George H.W. Bush, who died Nov. 30, 2018 at the age of 94, served the government in various roles before he was elected president in 1988.
In 1971, Bush had recently lost a bid for election to the Senate, and was serving as President Richard Nixon’s ambassador to the United Nations, a role he filled until 1973.
It wasn’t an easy job: when LIFE Magazine caught up with him, it was at the tense moment that the United Nations decided to admit “Red China” as a member in place of the Nationalist government based in Taipei. Bush, then 47, was an advocate of the “two-China solution,” of keeping both governments in the international organization. Bush was hissed at and booed by other ambassadors, and LIFE reported that even his wife, Barbara Bush, who died at 92 on April 17, 2018, was “sneered at” as she sat crocheting in the gallery.

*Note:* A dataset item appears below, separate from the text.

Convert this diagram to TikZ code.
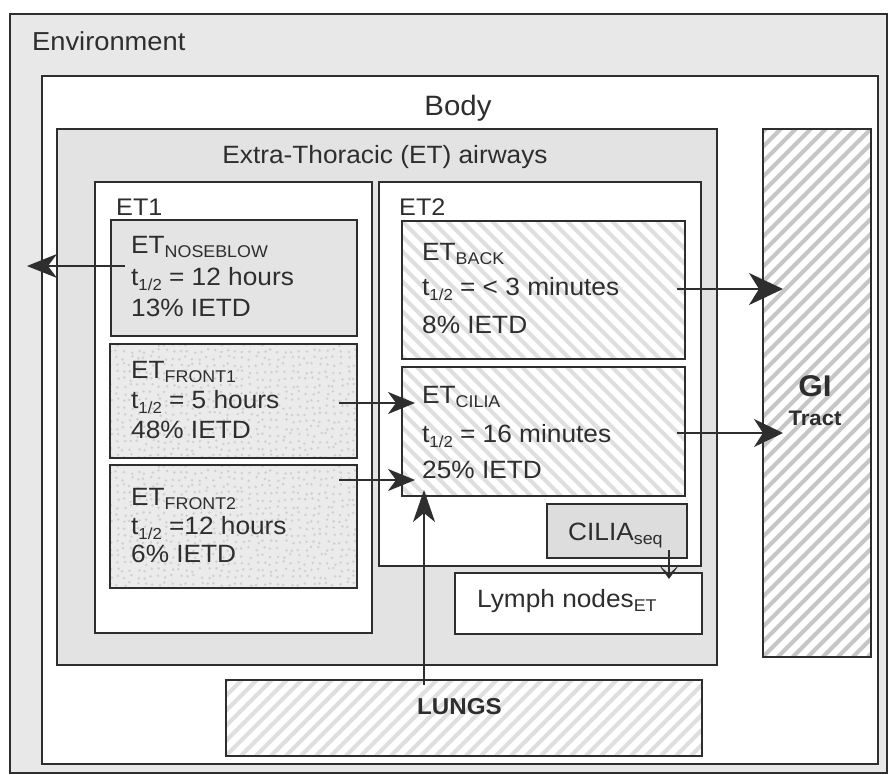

For observers, however, Bush’s attitude in the face of the significant setback was telling. Though some had doubted whether he was appropriate for the U.N. job—his diplomatic experience at the time of his appointment was pretty much zero—Bush had quickly shown that he made up for that gap in “wit, stamina and enthusiasm.”
“In trying to save Taiwan’s seat,” the magazine noted, “he had set what must be a U.N. track record for personal effort.” His attitude every day was a model of go-get-‘em, as he raced to and from meetings, collapsing at the end of a long day knowing that even though he was sometimes so tired that he said he wanted to cry, he would do it all over again tomorrow.
The magazine ended up only publishing images of Bush at work, but photographer Leonard McCombe also captured the balance of Bush’s life—the home and family that he left behind when he went off to New York to the United Nations. As these images make clear, the future President whose “wit, stamina and enthusiasm” impressed the international community had no shortage of enthusiasm for the rest of life as well.